I made the puff pastry two days before making the tarte Tatin. I just refrigerated it and used it while assembling the tart. The original recipe is to make a 10″ tart but as I didn’t have a 10″ tin, I used an 8″ tin instead. So I was left with a portion of apples and syrup. If you are going to try this recipe then make sure to use a 10″ tin. Usually this tart is made in a oven safe skillet. The caramel and the apples are cooked in the skillet and the puff pastry is placed on top and baked in oven. But if you are like me and don’t have a skillet, then you can assemble it in a cake tin and then flip it onto a serving plate. I felt that the tart was so sweet and it is better to serve it along with unsweetened whipped cream to cut the sweetness. And also my tart had a lot of syrup and the puff pastry absorbed it and made it super delicious.
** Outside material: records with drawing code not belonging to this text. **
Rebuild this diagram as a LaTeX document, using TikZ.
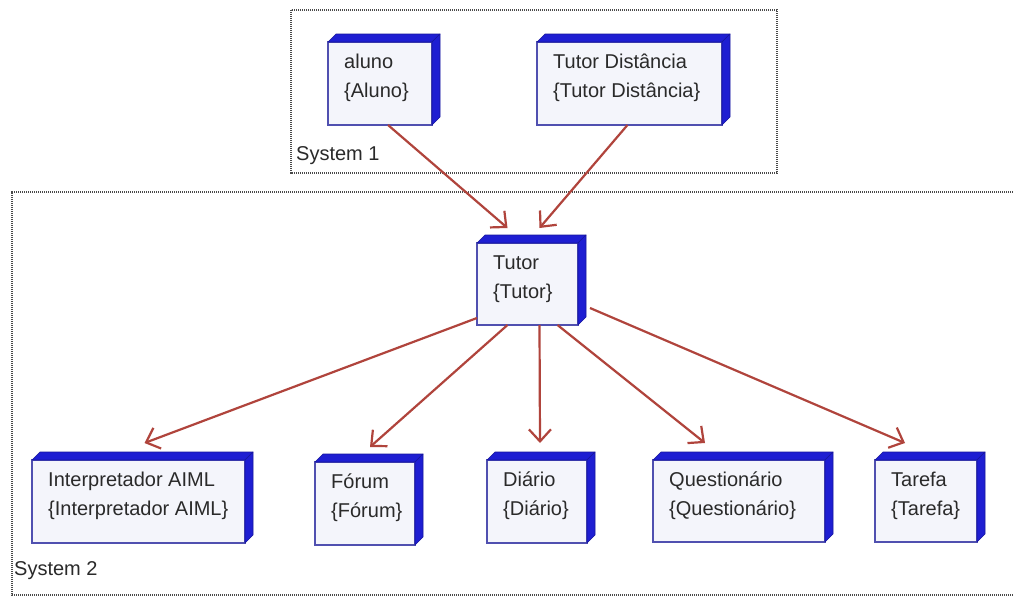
\documentclass[tikz,border=0pt]{standalone}
\usepackage{fontspec}
\setmainfont{Liberation Sans}
\usetikzlibrary{arrows.meta}

\definecolor{depthblue}{HTML}{1E1ED2}
\definecolor{faceblue}{HTML}{F4F5FB}
\definecolor{edgeblue}{HTML}{5050B0}
\definecolor{linkred}{HTML}{B0443C}
\definecolor{framegray}{HTML}{4A4A4A}
\definecolor{inkgray}{HTML}{2A2A2A}

\tikzset{
  face/.style={draw=edgeblue, fill=faceblue, line width=1.6pt, anchor=north west, inner sep=0pt, outer sep=0pt},
  depthfill/.style={fill=depthblue, draw=depthblue!75!black, line width=0.6pt, line join=round},
  lbl/.style={font=\fontsize{20}{24}\selectfont, text=inkgray, inner sep=0pt, anchor=base west},
  link/.style={draw=linkred, line width=2.2pt,
    -{Straight Barb[length=12pt,width=22pt,line width=2.2pt]}},
  sysframe/.style={draw=framegray, line width=1.8pt, dash pattern=on 1.2pt off 0.8pt},
}

% A deployment node: front face, blue depth on top and right, two text lines
% #1 name, #2 x, #3 y (top left of front face), #4 width, #5 height, #6 #7 lines
\newcommand\deploynode[7]{%
  \node[face, minimum width=#4pt, minimum height=#5pt] (#1) at (#2,#3) {};
  \path[depthfill] (#1.north west) -- ++(8,-8) -- ([shift={(8,-8)}]#1.north east)
    -- (#1.north east) -- cycle;
  \path[depthfill] (#1.north east) -- ++(8,-8) -- ([shift={(8,-8)}]#1.south east)
    -- (#1.south east) -- cycle;
  \node[lbl] (#1-a) at ([shift={(16,26)}]#1.north west) {#6};
  \node[lbl] (#1-b) at ([shift={(16,55)}]#1.north west) {#7};
}

\begin{document}
\begin{tikzpicture}[x=1pt,y=-1pt]
  \useasboundingbox (0,0) rectangle (1013,597);
  \fill[white] (0,0) rectangle (1013,597);

  % system frames
  \draw[sysframe] (291,10) rectangle (777,173);
  \draw[sysframe] (1013,192) -- (12,192) -- (12,595) -- (1013,595);
  \node[lbl] (sys1) at (296,160) {System 1};
  \node[lbl] (sys2) at (14,575) {System 2};

  % nodes
  \deploynode{aluno}{328}{42}{104}{83}{aluno}{\{Aluno\}}
  \deploynode{tdist}{537}{42}{185}{83}{Tutor Distância}{\{Tutor Distância\}}
  \deploynode{tutor}{477}{243}{101}{82}{Tutor}{\{Tutor\}}
  \deploynode{interp}{32}{460}{213}{83}{Interpretador AIML}{\{Interpretador AIML\}}
  \deploynode{forum}{315}{462}{100}{83}{Fórum}{\{Fórum\}}
  \deploynode{diario}{487}{460}{100}{83}{Diário}{\{Diário\}}
  \deploynode{quest}{653}{460}{172}{82}{Questionário}{\{Questionário\}}
  \deploynode{tarefa}{875}{460}{102}{82}{Tarefa}{\{Tarefa\}}

  % connectors
  \draw[link] ([shift={(8,0)}]aluno.south) -- ([shift={(-20,-15)}]tutor.north);
  \draw[link] ([shift={(-2,0)}]tdist.south) -- ([shift={(12,-15)}]tutor.north);
  \draw[link] ([shift={(0,-7)}]tutor.south west) -- ([shift={(6,-17)}]interp.north);
  \draw[link] ([shift={(-20,0)}]tutor.south) -- ([shift={(5,-15)}]forum.north);
  \draw[link] ([shift={(12,0)}]tutor.south) -- ([shift={(3,-17)}]diario.north);
  \draw[link] ([shift={(30,0)}]tutor.south) -- ([shift={(-34,-17)}]quest.north);
  \draw[link] ([shift={(12,-17)}]tutor.south east) -- ([shift={(-21,-17)}]tarefa.north);
\end{tikzpicture}
\end{document}
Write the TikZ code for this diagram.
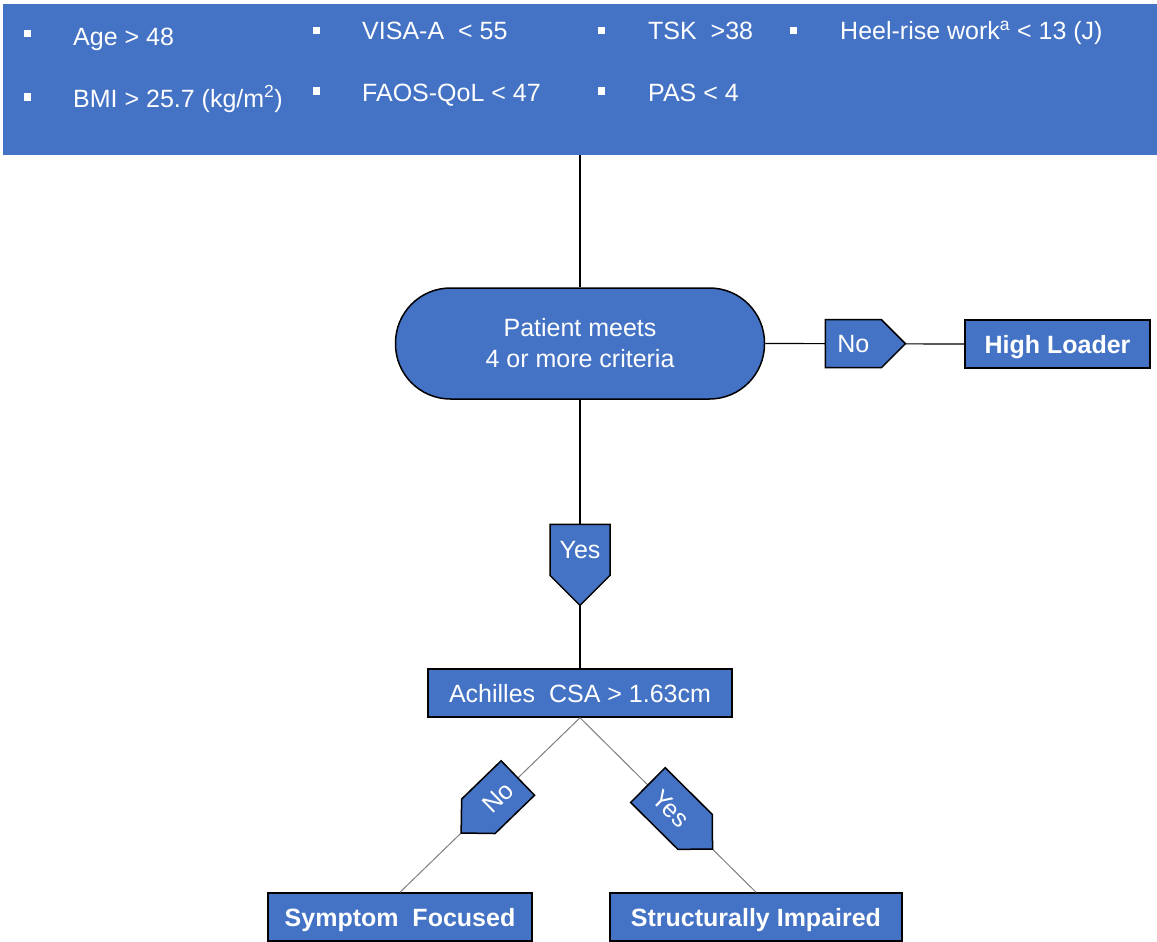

I will be doing a separate post for this puff pastry so here I have given a collage of all the steps as it will become very long if I post it stepwise.
For The Rough Puff Pastry:
Drop ice cubes in water to make it ice cold.
In a bowl mix together flour and salt.
Cube chill butter and add it to the flour.
With both the hands, rub the butter and flour together. We are aiming to break down the butter to pea sized pieces. Do not make it like bread crumbs.
Now add ice cold water and bring the dough together. It will be very crumbly but it is fine. Do not add extra water.
If your place is cold enough you can go to the next step but if it is hot, it is better to refrigerate the dough in a cling wrap for 30 minutes before proceeding.
Now shape the dough on the counter into a long rectangle with the smaller side facing you.
With the help of a dough scraper, lift 1/3 rd of the rectangle and place it on the 2/3 rd portion.
Now lift the opposite portion and place it on the previous fold. It is like folding a paper into three. As the dough is crumbly, it will be very difficult and it looks so rough. That is why it is rough puff pastry.
Now turn the dough 90° so that the fold is in your side.
With a roller, roll it to a lengthy rectangle like before. Now repeat the folding.
You will be rolling and folding four times and each time the dough will become more pliable and neat. If at any stage you feel the butter melting, just wrap it in cling wrap, chill it until firm and then roll.
Once you are done with the fourth fold, cover with cling film and refrigerate until your apples are ready.
For The Tarte Tatin:
Makes a 10″ Tart
Apples – 6
Sugar-1 cup + 1/3 cup
Lemon Juice / Vinegar- 1 tbs
Peel apples and slice it into four.
Remove the seeds and place all the apples in a bowl.
Add lemon juice and 1/3 cup of sugar and mix well.
Keep it aside for 30 minutes. The apples will let out water and you need to discard it.
In a pan mix together butter and remaining sugar.
Keep on stirring until the sugar melts and starts changing colour.
Keep stirring and the sauce will become dark. Once it reaches the perfect colour, add the apples to the sauce.
Keep on stirring and allow the apples to cook until tender.
It will take nearly 30 minutes to cook the apples on medium low flame.
Now remove the apple from flame.
Preheat oven to 190°C.
In a 10″ cake tin, arrange the apples with the round side down.
Roll out the cold puff pastry into a circle.
Cut out an inch larger than the tin.
Place the pastry on the apple and tuck the sides inside the pan.
Bake in oven for 35 minutes.
Now increase temperature to 200°C.
Bake for 5-10 minutes.
Remove the tin from oven and allow it to sit on counter until the syrup stops bubbling.
Place a large serving plate on the tin and carefully flip it. Be very careful as the syrup will spill out. Do it on top of the sink if possible.
Slice it and serve it hot along with a dollop of unsweetened whipped cream.